____ Records to process
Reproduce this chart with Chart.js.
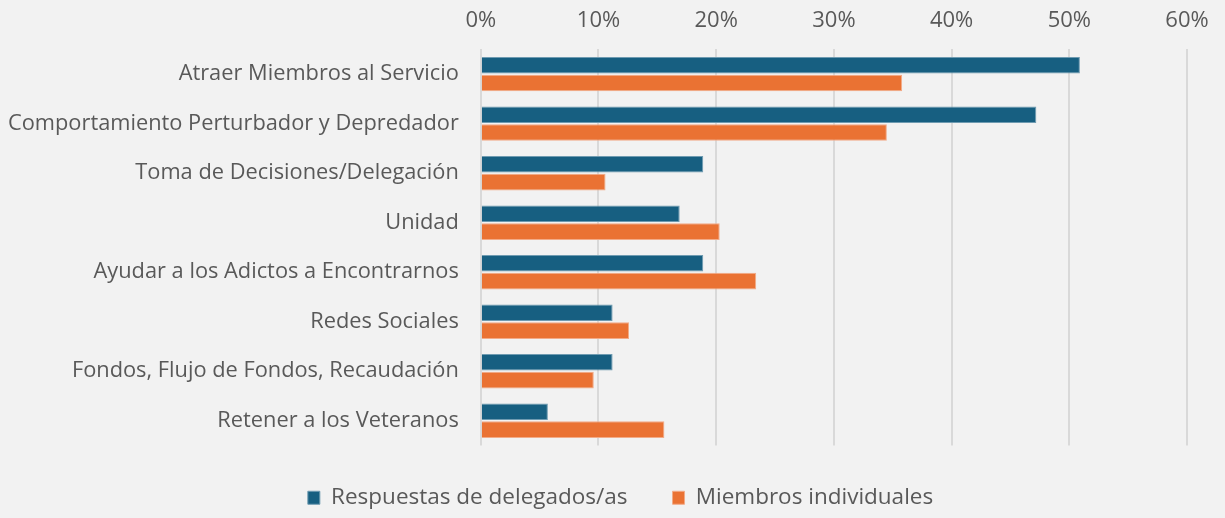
<!DOCTYPE html>
<html>
<head>
<meta charset="utf-8">
<script src="https://cdn.jsdelivr.net/npm/chart.js@4"></script>
<style>
    html, body { margin: 0; padding: 0; background: #f2f2f2; }
    #wrap { width: 1225px; height: 518px; }
</style>
</head>
<body>
<div id="wrap"><canvas id="myChart"></canvas></div>
<script>
// Categories and values (percent).
const categories = [
    'Atraer Miembros al Servicio',
    'Comportamiento Perturbador y Depredador',
    'Toma de Decisiones/Delegación',
    'Unidad',
    'Ayudar a los Adictos a Encontrarnos',
    'Redes Sociales',
    'Fondos, Flujo de Fondos, Recaudación',
    'Retener a los Veteranos'
];
const delegados = [50.9, 47.2, 18.9, 16.9, 18.9, 11.2, 11.2, 5.7];
const individuales = [35.8, 34.5, 10.6, 20.3, 23.4, 12.6, 9.6, 15.6];
const seriesNames = ['Respuestas de delegados/as', 'Miembros individuales'];
const tickValues = [0, 10, 20, 30, 40, 50, 60];

const textColor = '#595959';
const fontFamily = "'Open Sans', sans-serif";

// Nudge the legend so it sits centred on the page like the original.
const legendShift = {
    id: 'legendShift',
    afterLayout(chart) {
        const lg = chart.legend;
        lg.left += 34;
        lg.right += 34;
        lg.top -= 4;
        lg.bottom -= 4;
    }
};

const ctx = document.getElementById('myChart').getContext('2d');
const chart = new Chart(ctx, {
    type: 'bar',
    data: {
        labels: categories,
        datasets: [{
            label: seriesNames[0],
            data: delegados,
            backgroundColor: '#175f81',
            borderColor: '#6f9bb1',
            borderWidth: 1
        }, {
            label: seriesNames[1],
            data: individuales,
            backgroundColor: '#ea7233',
            borderColor: '#f2ab88',
            borderWidth: 1
        }]
    },
    plugins: [legendShift],
    options: {
        indexAxis: 'y',
        responsive: true,
        maintainAspectRatio: false,
        animation: false,
        layout: {
            padding: { left: -14, right: 38, top: -7, bottom: -5 }
        },
        datasets: {
            bar: { categoryPercentage: 0.72, barPercentage: 0.93 }
        },
        plugins: {
            tooltip: { enabled: false },
            legend: {
                position: 'bottom',
                labels: {
                    boxWidth: 12,
                    boxHeight: 13,
                    padding: 45,
                    color: textColor,
                    font: { family: fontFamily, size: 22.5 }
                }
            }
        },
        scales: {
            x: {
                position: 'top',
                min: 0,
                max: 60,
                afterBuildTicks: (axis) => {
                    axis.ticks = tickValues.map(v => ({ value: v }));
                },
                border: { display: false },
                grid: { color: '#d9d9d9', lineWidth: 2, drawTicks: false },
                ticks: {
                    padding: 15,
                    color: textColor,
                    font: { family: fontFamily, size: 22 },
                    callback: (v) => v + '%'
                }
            },
            y: {
                border: { display: false },
                grid: { display: false, drawTicks: false },
                ticks: {
                    padding: 22,
                    color: textColor,
                    font: { family: fontFamily, size: 21.8 }
                }
            }
        }
    }
});
</script>
</body>
</html>
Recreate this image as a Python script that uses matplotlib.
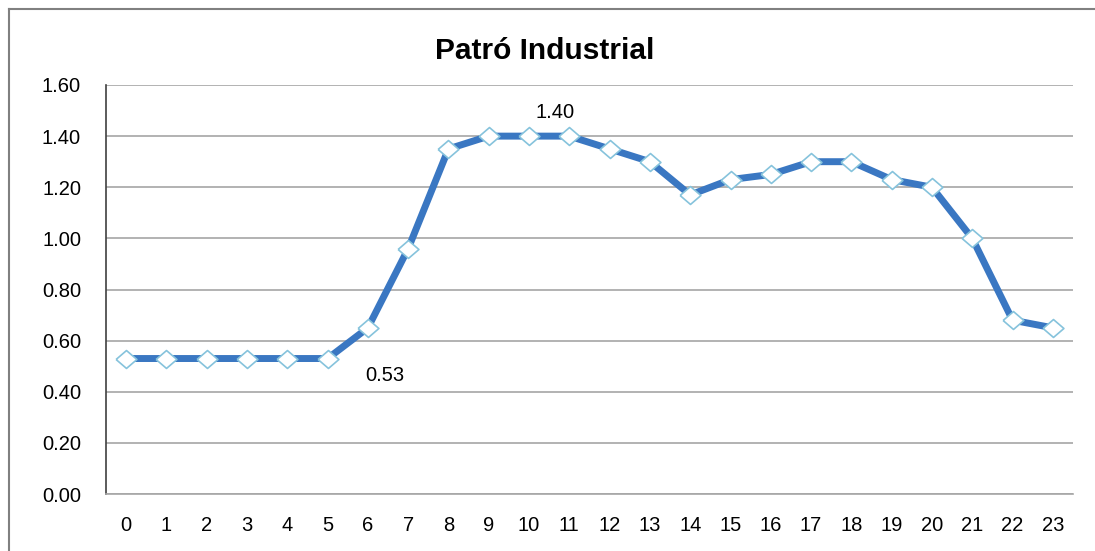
import matplotlib
matplotlib.use("Agg")
import matplotlib.pyplot as plt
from matplotlib.lines import Line2D

hours = list(range(24))
values = [0.53, 0.53, 0.53, 0.53, 0.53, 0.53, 0.65, 0.96, 1.35, 1.40, 1.40, 1.40,
          1.35, 1.30, 1.17, 1.23, 1.25, 1.30, 1.30, 1.23, 1.20, 1.00, 0.68, 0.65]
yticks = [0.0, 0.2, 0.4, 0.6, 0.8, 1.0, 1.2, 1.4, 1.6]
title = "Patró Industrial"

plt.rcParams['font.family'] = ['Liberation Sans', 'DejaVu Sans']

fig = plt.figure(figsize=(10.95, 5.51), dpi=100)
ax = fig.add_axes([106/1095, 1-494/551, (1073-106)/1095, (494-85)/551])

diamond = [(-1, 0), (0, 0.86), (1, 0), (0, -0.86), (-1, 0)]
ax.plot(hours, values, color='#3A77C2', lw=5, marker=diamond, markersize=15,
        markerfacecolor='white', markeredgecolor='#86C3DC', markeredgewidth=1.2,
        solid_joinstyle='round', zorder=3)

ax.set_xlim(-0.5, 23.5)
ax.set_ylim(0, 1.6)
ax.set_yticks(yticks)
ax.set_yticklabels([f"{v:.2f}" for v in yticks])
ax.set_xticks(hours)
ax.set_xticklabels([str(h) for h in hours])
ax.tick_params(axis='y', length=0, pad=18, labelsize=14.5)
ax.tick_params(axis='x', length=0, pad=16, labelsize=14.5)
ax.yaxis.grid(True, color='#A6A6A6', lw=1.2)
ax.set_axisbelow(True)
for s in ['top', 'right']:
    ax.spines[s].set_visible(False)
ax.spines['bottom'].set_color('#A6A6A6')
ax.spines['bottom'].set_linewidth(1.2)
ax.spines['left'].set_color('#404040')
ax.spines['left'].set_linewidth(1.2)

# data labels
ax.annotate(f"{values[10]:.2f}", xy=(hours[10], values[10]), xytext=(19, 17),
            textcoords='offset points', ha='center', va='center', fontsize=14.5)
ax.annotate(f"{values[5]:.2f}", xy=(hours[5], values[5]), xytext=(41, -12),
            textcoords='offset points', ha='center', va='center', fontsize=14.5)

fig.text(545/1095, 1-59/551, title, ha='center', va='baseline', fontsize=21.5,
         fontweight='bold')

# outer chart border (top and left visible)
fig.add_artist(Line2D([9/1095, 1], [1-9/551, 1-9/551], color='#808080', lw=1.5,
                      transform=fig.transFigure))
fig.add_artist(Line2D([9/1095, 9/1095], [0, 1-9/551], color='#808080', lw=1.5,
                      transform=fig.transFigure))

fig.savefig("out.png", dpi=100)
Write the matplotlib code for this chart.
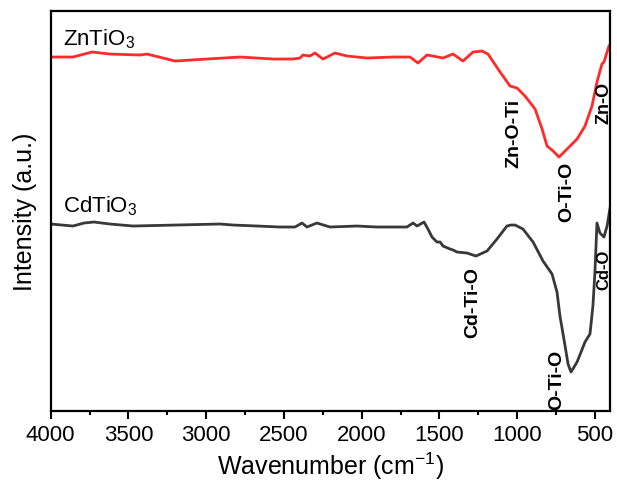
________
▶ **What to produce**: Reproduce each entry precisely. Leave the pictures out.

▶ **Exercise result**:
Reproduce this chart with Chart.js.
<!DOCTYPE html>
<html>
<head>
<meta charset="utf-8">
<script src="https://cdn.jsdelivr.net/npm/chart.js@4"></script>
<style>
    html, body { margin: 0; padding: 0; background: #f2f2f2; }
    #wrap { width: 1225px; height: 518px; }
</style>
</head>
<body>
<div id="wrap"><canvas id="myChart"></canvas></div>
<script>
// Categories and values (percent).
const categories = [
    'Atraer Miembros al Servicio',
    'Comportamiento Perturbador y Depredador',
    'Toma de Decisiones/Delegación',
    'Unidad',
    'Ayudar a los Adictos a Encontrarnos',
    'Redes Sociales',
    'Fondos, Flujo de Fondos, Recaudación',
    'Retener a los Veteranos'
];
const delegados = [50.9, 47.2, 18.9, 16.9, 18.9, 11.2, 11.2, 5.7];
const individuales = [35.8, 34.5, 10.6, 20.3, 23.4, 12.6, 9.6, 15.6];
const seriesNames = ['Respuestas de delegados/as', 'Miembros individuales'];
const tickValues = [0, 10, 20, 30, 40, 50, 60];

const textColor = '#595959';
const fontFamily = "'Open Sans', sans-serif";

// Nudge the legend so it sits centred on the page like the original.
const legendShift = {
    id: 'legendShift',
    afterLayout(chart) {
        const lg = chart.legend;
        lg.left += 34;
        lg.right += 34;
        lg.top -= 4;
        lg.bottom -= 4;
    }
};

const ctx = document.getElementById('myChart').getContext('2d');
const chart = new Chart(ctx, {
    type: 'bar',
    data: {
        labels: categories,
        datasets: [{
            label: seriesNames[0],
            data: delegados,
            backgroundColor: '#175f81',
            borderColor: '#6f9bb1',
            borderWidth: 1
        }, {
            label: seriesNames[1],
            data: individuales,
            backgroundColor: '#ea7233',
            borderColor: '#f2ab88',
            borderWidth: 1
        }]
    },
    plugins: [legendShift],
    options: {
        indexAxis: 'y',
        responsive: true,
        maintainAspectRatio: false,
        animation: false,
        layout: {
            padding: { left: -14, right: 38, top: -7, bottom: -5 }
        },
        datasets: {
            bar: { categoryPercentage: 0.72, barPercentage: 0.93 }
        },
        plugins: {
            tooltip: { enabled: false },
            legend: {
                position: 'bottom',
                labels: {
                    boxWidth: 12,
                    boxHeight: 13,
                    padding: 45,
                    color: textColor,
                    font: { family: fontFamily, size: 22.5 }
                }
            }
        },
        scales: {
            x: {
                position: 'top',
                min: 0,
                max: 60,
                afterBuildTicks: (axis) => {
                    axis.ticks = tickValues.map(v => ({ value: v }));
                },
                border: { display: false },
                grid: { color: '#d9d9d9', lineWidth: 2, drawTicks: false },
                ticks: {
                    padding: 15,
                    color: textColor,
                    font: { family: fontFamily, size: 22 },
                    callback: (v) => v + '%'
                }
            },
            y: {
                border: { display: false },
                grid: { display: false, drawTicks: false },
                ticks: {
                    padding: 22,
                    color: textColor,
                    font: { family: fontFamily, size: 21.8 }
                }
            }
        }
    }
});
</script>
</body>
</html>
Recreate this image as a Python script that uses matplotlib.
import matplotlib
matplotlib.use("Agg")
import matplotlib.pyplot as plt
from matplotlib.lines import Line2D

hours = list(range(24))
values = [0.53, 0.53, 0.53, 0.53, 0.53, 0.53, 0.65, 0.96, 1.35, 1.40, 1.40, 1.40,
          1.35, 1.30, 1.17, 1.23, 1.25, 1.30, 1.30, 1.23, 1.20, 1.00, 0.68, 0.65]
yticks = [0.0, 0.2, 0.4, 0.6, 0.8, 1.0, 1.2, 1.4, 1.6]
title = "Patró Industrial"

plt.rcParams['font.family'] = ['Liberation Sans', 'DejaVu Sans']

fig = plt.figure(figsize=(10.95, 5.51), dpi=100)
ax = fig.add_axes([106/1095, 1-494/551, (1073-106)/1095, (494-85)/551])

diamond = [(-1, 0), (0, 0.86), (1, 0), (0, -0.86), (-1, 0)]
ax.plot(hours, values, color='#3A77C2', lw=5, marker=diamond, markersize=15,
        markerfacecolor='white', markeredgecolor='#86C3DC', markeredgewidth=1.2,
        solid_joinstyle='round', zorder=3)

ax.set_xlim(-0.5, 23.5)
ax.set_ylim(0, 1.6)
ax.set_yticks(yticks)
ax.set_yticklabels([f"{v:.2f}" for v in yticks])
ax.set_xticks(hours)
ax.set_xticklabels([str(h) for h in hours])
ax.tick_params(axis='y', length=0, pad=18, labelsize=14.5)
ax.tick_params(axis='x', length=0, pad=16, labelsize=14.5)
ax.yaxis.grid(True, color='#A6A6A6', lw=1.2)
ax.set_axisbelow(True)
for s in ['top', 'right']:
    ax.spines[s].set_visible(False)
ax.spines['bottom'].set_color('#A6A6A6')
ax.spines['bottom'].set_linewidth(1.2)
ax.spines['left'].set_color('#404040')
ax.spines['left'].set_linewidth(1.2)

# data labels
ax.annotate(f"{values[10]:.2f}", xy=(hours[10], values[10]), xytext=(19, 17),
            textcoords='offset points', ha='center', va='center', fontsize=14.5)
ax.annotate(f"{values[5]:.2f}", xy=(hours[5], values[5]), xytext=(41, -12),
            textcoords='offset points', ha='center', va='center', fontsize=14.5)

fig.text(545/1095, 1-59/551, title, ha='center', va='baseline', fontsize=21.5,
         fontweight='bold')

# outer chart border (top and left visible)
fig.add_artist(Line2D([9/1095, 1], [1-9/551, 1-9/551], color='#808080', lw=1.5,
                      transform=fig.transFigure))
fig.add_artist(Line2D([9/1095, 9/1095], [0, 1-9/551], color='#808080', lw=1.5,
                      transform=fig.transFigure))

fig.savefig("out.png", dpi=100)
Write the matplotlib code for this chart.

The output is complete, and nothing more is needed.